It must be a week or three since Norm Pattis blogged this, but I’ve been meaning to say something, and it might as well be now.
Norm starts with a hypothetical call about a wrongful death suit from a potential client:
He had bronchitis. The doctors failed to diagnose it on time. As a result, he died; his heart just gave out. The decedent was only 47 years old. You quickly calculate loss of earning potential for the twenty or so years he could have worked.
What did do for work, you ask? He didn’t work. Why is that you ask. He couldn’t, you see he was mentally, er, challenged. Your heart sinks. Death is tragic, but death without ascertainable economic loss is a tragedy only a plaintiff’s lawyer can fully appreciate.
But he so loved life, the caller tells you. Each time there was a fire in the neighborhood, he would run to the scene and direct traffic. You are tempted, but still there is nagging doubt. How much can such a case be worth?
It turns out this case is actually real (but not one of Norm’s) and it’s just been decided:
A Connecticut jury just answered, awarding the estate of the decedent in this case $3.5 million for the loss of enjoyment of life. No part of the verdict reflected damages for economic loss…
Norm doesn’t like that:
Forgive my cynicism, but the verdict seems like a triumph of politically correct sympathy over common sense. The decedent has lost the ability to enjoy life…But tell me, reader, how do you compensate a man for a life not lived? It just can’t be done.
I do not mean to suggest that a mentally handicapped person can’t enjoy life. But this verdict simply makes no sense. … [P]erhaps it’s time to revisit whether it makes sense to provide compensation for the loss of enjoyment of life. The simple fact is a death cannot be undone, even by creative lawyers playing on the heartstrings of a jury.
I’m apalled beyond words.
I know our legal system tends to calculate civil damages for a death based on lost earning potential, but until now I didn’t think about how awful that is. Norm’s stark summary makes me feel a gut-level revulsion that’s hard to describe.
“Loss of enjoyment of life” does matter. It’s the only thing that matters.

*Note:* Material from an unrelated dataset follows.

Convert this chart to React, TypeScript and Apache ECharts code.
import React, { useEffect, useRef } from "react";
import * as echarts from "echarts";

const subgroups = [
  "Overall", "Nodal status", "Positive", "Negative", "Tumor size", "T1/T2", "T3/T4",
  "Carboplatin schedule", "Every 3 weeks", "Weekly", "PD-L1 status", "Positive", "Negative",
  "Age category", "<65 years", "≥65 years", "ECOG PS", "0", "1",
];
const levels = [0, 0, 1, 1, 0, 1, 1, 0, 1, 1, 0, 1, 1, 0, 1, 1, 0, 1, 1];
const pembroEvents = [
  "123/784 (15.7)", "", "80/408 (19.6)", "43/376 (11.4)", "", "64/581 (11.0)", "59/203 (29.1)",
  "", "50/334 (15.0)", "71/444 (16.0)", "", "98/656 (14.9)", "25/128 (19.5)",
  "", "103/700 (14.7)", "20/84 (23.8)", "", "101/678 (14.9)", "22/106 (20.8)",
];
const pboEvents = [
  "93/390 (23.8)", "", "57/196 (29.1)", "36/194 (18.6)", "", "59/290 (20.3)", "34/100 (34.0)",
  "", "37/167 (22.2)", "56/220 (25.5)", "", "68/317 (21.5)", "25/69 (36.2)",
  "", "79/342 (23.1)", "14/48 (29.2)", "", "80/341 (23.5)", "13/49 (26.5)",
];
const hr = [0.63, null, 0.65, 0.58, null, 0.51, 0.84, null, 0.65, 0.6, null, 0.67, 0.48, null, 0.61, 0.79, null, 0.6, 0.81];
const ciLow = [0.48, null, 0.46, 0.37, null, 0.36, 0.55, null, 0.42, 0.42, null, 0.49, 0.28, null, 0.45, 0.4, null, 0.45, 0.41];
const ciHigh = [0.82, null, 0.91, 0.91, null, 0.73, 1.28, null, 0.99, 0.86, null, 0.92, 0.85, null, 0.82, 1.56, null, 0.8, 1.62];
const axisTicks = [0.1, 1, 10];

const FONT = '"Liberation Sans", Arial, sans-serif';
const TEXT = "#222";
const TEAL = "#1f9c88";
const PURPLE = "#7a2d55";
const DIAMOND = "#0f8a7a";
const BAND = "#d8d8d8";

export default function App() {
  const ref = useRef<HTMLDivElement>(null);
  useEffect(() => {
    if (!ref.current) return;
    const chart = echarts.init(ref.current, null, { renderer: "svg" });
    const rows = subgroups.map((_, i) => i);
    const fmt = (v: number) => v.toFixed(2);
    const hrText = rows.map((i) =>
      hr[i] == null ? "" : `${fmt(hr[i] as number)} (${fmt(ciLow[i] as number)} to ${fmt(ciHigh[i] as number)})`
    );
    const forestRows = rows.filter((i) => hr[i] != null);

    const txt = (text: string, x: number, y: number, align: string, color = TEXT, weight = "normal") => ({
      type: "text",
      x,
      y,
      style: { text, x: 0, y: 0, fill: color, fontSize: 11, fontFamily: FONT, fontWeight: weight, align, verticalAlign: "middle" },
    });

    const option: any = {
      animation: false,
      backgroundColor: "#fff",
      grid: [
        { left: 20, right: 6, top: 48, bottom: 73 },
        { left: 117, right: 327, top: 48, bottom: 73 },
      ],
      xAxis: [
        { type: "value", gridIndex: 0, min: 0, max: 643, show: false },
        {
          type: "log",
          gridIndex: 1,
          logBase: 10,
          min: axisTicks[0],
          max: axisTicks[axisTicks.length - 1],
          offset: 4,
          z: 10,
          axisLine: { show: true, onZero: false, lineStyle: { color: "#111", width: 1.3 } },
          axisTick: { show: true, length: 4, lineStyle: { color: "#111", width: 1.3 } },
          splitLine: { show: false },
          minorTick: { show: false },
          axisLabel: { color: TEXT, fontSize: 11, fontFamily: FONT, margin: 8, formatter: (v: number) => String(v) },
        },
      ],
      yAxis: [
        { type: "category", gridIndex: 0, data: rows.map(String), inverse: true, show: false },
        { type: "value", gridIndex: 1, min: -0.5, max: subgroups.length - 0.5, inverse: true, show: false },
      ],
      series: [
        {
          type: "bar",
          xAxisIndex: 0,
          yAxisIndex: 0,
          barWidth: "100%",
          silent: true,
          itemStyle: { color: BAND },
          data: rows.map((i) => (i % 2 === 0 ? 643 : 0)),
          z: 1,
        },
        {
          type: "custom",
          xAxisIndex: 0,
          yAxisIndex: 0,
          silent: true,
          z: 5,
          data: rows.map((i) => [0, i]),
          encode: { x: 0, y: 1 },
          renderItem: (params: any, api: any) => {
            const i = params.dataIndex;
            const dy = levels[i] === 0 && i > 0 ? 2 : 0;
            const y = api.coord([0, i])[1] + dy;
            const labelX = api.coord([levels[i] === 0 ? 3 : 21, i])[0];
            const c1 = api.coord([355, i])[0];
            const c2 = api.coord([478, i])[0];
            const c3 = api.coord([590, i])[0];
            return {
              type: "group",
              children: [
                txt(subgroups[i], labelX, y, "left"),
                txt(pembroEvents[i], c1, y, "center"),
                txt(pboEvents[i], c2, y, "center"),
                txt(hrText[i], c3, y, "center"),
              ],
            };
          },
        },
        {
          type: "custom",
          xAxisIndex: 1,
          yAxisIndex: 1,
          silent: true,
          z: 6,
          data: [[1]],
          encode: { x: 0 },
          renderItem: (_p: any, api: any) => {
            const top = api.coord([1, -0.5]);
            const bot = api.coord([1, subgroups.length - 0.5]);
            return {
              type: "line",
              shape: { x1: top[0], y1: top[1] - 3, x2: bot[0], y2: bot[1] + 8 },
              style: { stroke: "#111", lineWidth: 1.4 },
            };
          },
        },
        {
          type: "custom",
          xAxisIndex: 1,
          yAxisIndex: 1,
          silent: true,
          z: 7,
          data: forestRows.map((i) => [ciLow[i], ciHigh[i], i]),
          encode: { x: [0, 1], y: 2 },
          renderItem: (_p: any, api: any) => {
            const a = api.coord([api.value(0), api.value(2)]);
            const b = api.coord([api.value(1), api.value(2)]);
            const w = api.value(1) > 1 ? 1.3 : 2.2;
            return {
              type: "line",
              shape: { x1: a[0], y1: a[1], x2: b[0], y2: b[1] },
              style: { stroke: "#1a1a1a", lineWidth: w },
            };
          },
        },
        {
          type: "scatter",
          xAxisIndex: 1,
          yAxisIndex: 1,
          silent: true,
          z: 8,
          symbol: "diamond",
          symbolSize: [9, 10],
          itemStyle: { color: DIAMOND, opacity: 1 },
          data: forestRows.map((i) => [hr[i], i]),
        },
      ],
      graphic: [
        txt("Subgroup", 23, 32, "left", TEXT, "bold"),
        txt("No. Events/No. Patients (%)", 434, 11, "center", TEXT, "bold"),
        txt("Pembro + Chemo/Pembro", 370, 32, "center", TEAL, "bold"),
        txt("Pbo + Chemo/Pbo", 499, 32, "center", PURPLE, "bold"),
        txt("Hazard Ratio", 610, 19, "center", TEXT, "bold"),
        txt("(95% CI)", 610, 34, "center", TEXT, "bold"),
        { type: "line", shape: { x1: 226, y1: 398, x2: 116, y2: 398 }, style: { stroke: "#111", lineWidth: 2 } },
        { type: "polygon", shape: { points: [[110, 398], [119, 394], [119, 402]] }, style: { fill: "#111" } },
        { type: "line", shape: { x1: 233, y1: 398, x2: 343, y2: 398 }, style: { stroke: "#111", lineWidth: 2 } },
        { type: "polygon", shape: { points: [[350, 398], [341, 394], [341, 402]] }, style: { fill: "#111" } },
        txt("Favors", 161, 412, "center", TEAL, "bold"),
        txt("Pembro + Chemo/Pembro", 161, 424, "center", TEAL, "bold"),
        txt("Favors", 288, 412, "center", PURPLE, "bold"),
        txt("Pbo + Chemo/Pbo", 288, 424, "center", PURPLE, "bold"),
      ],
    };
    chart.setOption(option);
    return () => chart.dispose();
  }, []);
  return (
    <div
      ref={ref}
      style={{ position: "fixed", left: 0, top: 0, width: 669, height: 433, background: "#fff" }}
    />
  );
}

The whole point of working for a living is to earn money, and the whole point of earning money is to buy goods and services for consumption. And the whole point of consumption is to improve the quality of your life. The loss of income is only important because it reduces your ability to enjoy life.
What Norm’s concerned about, I think, is that “enjoyment of life” is so subjective that the courts will drift away from any sort of predicatable standard for calculating it. Lawyers will be putting on grand shows with weeping and wailing and gnashing of teeth. That will make a mess of our civil courts. Our legal system works better when there are bright lines, clear precedents, and well-defined procedures.
Norm’s a very skilled lawyer, so I’m sure his prediction of chaos is correct. I don’t doubt it for a minute.
However, just because something is hard to measure and quantify doesn’t mean it doesn’t exist. Enjoyment of life is real, and it’s important.
I have very little experience at civil litigation and wrongful death (thankfully). Perhaps our legal system works it all out in the end. Still, I can’t help but think that enjoyment of life is too important to ignore without some sort of dire consequences.
Given the principles this country was founded on, can it really be right to ignore the pursuit of happiness?